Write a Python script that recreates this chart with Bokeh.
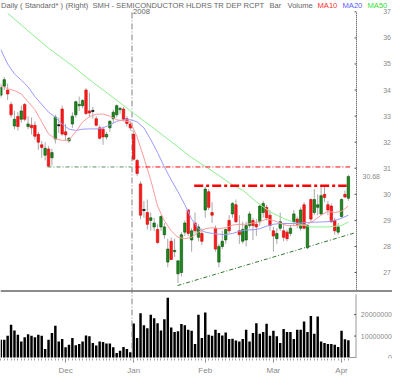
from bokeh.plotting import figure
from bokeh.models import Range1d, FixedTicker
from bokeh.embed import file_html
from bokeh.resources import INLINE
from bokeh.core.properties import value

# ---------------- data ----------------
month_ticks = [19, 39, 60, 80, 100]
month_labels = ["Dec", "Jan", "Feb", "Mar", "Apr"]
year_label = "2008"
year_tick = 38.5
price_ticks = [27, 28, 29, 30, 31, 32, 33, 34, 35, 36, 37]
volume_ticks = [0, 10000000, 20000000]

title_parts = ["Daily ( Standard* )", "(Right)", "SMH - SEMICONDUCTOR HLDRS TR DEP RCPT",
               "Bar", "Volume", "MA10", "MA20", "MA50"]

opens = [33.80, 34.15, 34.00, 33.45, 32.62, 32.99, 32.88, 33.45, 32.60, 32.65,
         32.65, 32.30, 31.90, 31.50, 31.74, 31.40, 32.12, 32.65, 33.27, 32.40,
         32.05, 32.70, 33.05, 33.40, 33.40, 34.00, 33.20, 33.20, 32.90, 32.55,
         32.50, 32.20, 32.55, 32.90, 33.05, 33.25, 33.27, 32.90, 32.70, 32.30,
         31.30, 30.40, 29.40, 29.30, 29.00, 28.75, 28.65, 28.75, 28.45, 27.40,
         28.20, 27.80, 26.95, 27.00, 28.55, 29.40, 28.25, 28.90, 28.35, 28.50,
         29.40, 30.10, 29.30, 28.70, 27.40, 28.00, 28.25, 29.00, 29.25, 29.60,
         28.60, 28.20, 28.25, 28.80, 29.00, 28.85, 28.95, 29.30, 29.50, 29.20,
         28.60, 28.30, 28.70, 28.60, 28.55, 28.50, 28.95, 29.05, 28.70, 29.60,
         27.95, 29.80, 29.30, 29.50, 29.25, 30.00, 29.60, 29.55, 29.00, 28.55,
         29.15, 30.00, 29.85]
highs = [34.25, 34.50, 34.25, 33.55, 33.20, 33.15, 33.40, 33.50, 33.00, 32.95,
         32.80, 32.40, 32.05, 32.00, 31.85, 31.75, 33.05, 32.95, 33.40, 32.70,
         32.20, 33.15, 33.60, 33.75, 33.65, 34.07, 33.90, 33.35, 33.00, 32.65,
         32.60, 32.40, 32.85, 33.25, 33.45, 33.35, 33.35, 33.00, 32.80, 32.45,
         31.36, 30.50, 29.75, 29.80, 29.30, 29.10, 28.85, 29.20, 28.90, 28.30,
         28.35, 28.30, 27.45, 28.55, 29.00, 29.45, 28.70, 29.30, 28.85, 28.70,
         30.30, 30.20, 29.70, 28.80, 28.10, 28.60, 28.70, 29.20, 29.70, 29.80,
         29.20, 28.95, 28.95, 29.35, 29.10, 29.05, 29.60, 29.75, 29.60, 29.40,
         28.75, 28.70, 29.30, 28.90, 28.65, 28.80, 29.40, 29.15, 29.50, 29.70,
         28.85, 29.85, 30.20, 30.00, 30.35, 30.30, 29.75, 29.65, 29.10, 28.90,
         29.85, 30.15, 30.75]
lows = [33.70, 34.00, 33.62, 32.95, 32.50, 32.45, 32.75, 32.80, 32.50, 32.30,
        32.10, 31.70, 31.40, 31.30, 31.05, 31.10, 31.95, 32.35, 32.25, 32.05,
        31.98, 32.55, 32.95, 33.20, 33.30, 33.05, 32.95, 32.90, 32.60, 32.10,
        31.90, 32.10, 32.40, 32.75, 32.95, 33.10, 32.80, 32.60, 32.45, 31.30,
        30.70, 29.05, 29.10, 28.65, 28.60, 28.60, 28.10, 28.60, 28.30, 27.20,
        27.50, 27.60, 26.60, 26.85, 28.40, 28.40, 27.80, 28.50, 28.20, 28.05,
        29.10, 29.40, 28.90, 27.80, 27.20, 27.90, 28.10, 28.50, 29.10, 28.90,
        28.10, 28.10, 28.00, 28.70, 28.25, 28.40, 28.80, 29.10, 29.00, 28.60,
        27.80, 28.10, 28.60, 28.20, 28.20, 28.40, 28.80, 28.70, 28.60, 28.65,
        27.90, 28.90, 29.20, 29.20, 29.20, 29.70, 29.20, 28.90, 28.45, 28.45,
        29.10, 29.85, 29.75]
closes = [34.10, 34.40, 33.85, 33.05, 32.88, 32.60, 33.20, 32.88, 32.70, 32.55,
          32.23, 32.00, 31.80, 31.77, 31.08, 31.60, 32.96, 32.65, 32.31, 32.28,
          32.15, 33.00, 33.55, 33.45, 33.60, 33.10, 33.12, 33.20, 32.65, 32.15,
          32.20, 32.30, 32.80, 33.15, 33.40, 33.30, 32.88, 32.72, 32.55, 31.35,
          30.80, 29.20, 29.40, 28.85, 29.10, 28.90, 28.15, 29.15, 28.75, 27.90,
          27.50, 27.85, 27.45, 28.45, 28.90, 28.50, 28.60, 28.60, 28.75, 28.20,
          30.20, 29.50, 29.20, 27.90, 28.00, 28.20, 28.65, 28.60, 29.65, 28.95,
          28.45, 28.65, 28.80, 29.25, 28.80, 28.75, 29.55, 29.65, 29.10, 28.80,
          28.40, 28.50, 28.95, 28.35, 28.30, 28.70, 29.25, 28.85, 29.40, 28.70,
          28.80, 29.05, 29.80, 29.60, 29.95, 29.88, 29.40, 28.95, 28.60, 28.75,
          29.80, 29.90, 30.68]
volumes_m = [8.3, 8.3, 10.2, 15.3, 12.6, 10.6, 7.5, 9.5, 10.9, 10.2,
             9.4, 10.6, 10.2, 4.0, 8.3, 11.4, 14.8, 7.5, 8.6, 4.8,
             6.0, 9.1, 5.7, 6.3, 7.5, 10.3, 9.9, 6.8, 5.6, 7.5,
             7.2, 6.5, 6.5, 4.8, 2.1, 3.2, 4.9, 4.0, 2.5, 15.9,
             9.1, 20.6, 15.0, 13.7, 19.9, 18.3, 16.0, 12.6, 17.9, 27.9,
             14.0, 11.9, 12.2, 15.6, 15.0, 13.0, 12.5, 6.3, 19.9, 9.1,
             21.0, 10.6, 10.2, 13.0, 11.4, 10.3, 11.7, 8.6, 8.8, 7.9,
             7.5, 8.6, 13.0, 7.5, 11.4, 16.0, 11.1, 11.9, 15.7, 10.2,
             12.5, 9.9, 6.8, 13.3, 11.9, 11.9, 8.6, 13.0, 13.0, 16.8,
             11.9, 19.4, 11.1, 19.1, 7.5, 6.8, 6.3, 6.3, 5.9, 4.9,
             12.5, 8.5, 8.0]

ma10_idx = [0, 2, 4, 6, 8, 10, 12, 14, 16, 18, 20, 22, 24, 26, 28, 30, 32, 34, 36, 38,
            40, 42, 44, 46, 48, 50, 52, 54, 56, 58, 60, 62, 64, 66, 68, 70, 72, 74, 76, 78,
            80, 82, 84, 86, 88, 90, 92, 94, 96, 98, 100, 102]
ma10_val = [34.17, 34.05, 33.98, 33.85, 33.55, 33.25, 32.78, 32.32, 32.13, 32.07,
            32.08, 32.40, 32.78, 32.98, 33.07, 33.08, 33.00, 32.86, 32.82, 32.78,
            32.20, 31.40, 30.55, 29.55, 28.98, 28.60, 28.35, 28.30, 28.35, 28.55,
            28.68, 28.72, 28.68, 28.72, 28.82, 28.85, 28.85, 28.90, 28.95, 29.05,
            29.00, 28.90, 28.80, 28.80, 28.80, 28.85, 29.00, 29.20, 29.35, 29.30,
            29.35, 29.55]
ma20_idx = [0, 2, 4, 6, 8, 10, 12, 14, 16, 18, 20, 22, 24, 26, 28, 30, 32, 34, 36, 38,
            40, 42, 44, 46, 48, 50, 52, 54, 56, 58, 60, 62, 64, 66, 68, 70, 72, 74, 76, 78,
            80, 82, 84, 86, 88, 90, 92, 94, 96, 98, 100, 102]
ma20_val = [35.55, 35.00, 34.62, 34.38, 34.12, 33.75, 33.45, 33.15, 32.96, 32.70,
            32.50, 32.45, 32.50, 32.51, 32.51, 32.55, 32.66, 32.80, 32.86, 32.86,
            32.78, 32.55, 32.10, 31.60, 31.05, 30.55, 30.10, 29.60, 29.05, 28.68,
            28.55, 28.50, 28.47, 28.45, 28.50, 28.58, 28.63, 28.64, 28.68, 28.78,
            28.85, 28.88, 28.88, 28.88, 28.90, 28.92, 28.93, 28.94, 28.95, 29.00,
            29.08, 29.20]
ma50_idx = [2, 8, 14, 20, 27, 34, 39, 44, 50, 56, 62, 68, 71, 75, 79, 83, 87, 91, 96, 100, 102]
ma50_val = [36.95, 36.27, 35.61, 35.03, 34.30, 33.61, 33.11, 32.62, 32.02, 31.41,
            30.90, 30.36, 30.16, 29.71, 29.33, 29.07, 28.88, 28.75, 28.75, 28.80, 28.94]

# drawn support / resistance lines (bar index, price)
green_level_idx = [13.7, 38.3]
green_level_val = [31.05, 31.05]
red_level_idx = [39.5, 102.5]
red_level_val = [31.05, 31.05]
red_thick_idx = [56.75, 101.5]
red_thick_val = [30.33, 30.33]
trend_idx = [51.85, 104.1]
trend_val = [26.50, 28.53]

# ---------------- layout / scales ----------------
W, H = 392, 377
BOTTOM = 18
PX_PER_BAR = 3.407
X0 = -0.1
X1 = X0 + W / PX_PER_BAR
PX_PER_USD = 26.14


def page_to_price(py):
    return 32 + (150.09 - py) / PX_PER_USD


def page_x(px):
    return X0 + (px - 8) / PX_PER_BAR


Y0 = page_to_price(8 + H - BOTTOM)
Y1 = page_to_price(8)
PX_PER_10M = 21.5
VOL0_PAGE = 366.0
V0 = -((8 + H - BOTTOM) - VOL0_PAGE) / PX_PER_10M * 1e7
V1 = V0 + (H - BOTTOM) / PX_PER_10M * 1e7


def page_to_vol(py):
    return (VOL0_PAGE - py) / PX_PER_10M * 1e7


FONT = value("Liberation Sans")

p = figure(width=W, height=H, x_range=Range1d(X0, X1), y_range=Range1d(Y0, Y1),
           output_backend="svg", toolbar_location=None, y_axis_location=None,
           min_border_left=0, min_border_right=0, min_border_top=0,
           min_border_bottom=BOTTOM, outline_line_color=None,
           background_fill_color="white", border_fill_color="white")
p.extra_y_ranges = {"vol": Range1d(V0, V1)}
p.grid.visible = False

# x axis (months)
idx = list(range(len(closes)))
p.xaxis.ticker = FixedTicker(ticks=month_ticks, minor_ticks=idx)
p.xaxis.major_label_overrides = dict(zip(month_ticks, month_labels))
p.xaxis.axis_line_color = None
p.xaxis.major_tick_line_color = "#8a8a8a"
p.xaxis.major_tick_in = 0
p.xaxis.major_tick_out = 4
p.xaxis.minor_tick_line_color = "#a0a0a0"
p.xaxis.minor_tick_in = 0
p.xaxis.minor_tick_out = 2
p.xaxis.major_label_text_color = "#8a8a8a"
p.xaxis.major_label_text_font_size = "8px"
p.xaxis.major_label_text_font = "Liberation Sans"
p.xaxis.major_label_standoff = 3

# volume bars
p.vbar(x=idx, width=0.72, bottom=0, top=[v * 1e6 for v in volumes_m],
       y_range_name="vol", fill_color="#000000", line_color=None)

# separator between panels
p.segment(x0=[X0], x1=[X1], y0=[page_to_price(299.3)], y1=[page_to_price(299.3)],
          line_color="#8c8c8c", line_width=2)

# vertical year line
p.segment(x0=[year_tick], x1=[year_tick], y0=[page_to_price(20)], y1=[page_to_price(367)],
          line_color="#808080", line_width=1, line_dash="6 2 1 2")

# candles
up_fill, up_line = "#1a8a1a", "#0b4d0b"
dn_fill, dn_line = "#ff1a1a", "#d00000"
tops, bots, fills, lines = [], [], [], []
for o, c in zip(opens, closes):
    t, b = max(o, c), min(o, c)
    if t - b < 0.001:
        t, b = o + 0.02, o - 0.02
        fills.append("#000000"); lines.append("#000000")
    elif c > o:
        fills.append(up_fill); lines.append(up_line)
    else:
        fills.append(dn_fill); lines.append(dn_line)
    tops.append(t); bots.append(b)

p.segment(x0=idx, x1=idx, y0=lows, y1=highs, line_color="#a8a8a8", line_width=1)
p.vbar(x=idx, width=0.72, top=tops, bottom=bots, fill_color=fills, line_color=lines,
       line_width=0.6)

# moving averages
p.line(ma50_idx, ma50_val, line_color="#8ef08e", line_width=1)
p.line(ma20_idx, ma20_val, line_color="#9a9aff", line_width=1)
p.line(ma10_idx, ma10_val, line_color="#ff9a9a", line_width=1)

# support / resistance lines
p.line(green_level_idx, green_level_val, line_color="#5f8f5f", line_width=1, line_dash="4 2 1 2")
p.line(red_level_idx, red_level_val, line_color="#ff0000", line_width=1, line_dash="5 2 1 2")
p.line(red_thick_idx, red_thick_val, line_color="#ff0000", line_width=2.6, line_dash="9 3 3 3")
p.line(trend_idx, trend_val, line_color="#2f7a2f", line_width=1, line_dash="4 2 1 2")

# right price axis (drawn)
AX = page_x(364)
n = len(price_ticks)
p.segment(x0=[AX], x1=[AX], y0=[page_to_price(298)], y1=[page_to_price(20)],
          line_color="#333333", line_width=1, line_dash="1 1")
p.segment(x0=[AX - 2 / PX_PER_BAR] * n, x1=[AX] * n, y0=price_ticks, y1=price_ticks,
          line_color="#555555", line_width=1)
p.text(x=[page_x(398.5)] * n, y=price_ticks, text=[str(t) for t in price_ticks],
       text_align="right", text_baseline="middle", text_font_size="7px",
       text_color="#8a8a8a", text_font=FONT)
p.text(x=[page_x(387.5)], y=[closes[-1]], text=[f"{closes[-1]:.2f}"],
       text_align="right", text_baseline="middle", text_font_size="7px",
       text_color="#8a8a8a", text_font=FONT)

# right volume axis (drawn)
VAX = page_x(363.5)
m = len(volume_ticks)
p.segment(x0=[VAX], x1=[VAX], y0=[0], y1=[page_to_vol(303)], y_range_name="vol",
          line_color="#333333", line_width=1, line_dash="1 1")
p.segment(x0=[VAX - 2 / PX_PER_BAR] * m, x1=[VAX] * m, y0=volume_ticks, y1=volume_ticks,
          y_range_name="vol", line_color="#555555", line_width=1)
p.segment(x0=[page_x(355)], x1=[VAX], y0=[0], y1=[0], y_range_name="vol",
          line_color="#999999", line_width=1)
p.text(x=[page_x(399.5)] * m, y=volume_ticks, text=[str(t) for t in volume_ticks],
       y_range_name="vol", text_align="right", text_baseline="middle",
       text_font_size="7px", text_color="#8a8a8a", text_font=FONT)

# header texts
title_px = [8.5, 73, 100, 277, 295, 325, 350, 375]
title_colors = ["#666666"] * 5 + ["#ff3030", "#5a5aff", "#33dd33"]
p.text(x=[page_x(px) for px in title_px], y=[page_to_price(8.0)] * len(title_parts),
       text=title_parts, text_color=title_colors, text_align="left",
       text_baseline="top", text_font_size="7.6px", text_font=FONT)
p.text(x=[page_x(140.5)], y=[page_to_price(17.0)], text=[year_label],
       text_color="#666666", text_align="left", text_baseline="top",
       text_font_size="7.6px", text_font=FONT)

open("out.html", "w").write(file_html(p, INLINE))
────────────────
§ Brief
Go from the first line of the listing to the line holding "from bokeh.core.properties import value" and, please, transcribe those lines exactly, both included, with no pictures.

§ Exercise solution
Write a Python script that recreates this chart with Bokeh.
from bokeh.plotting import figure
from bokeh.models import Range1d, FixedTicker
from bokeh.embed import file_html
from bokeh.resources import INLINE
from bokeh.core.properties import value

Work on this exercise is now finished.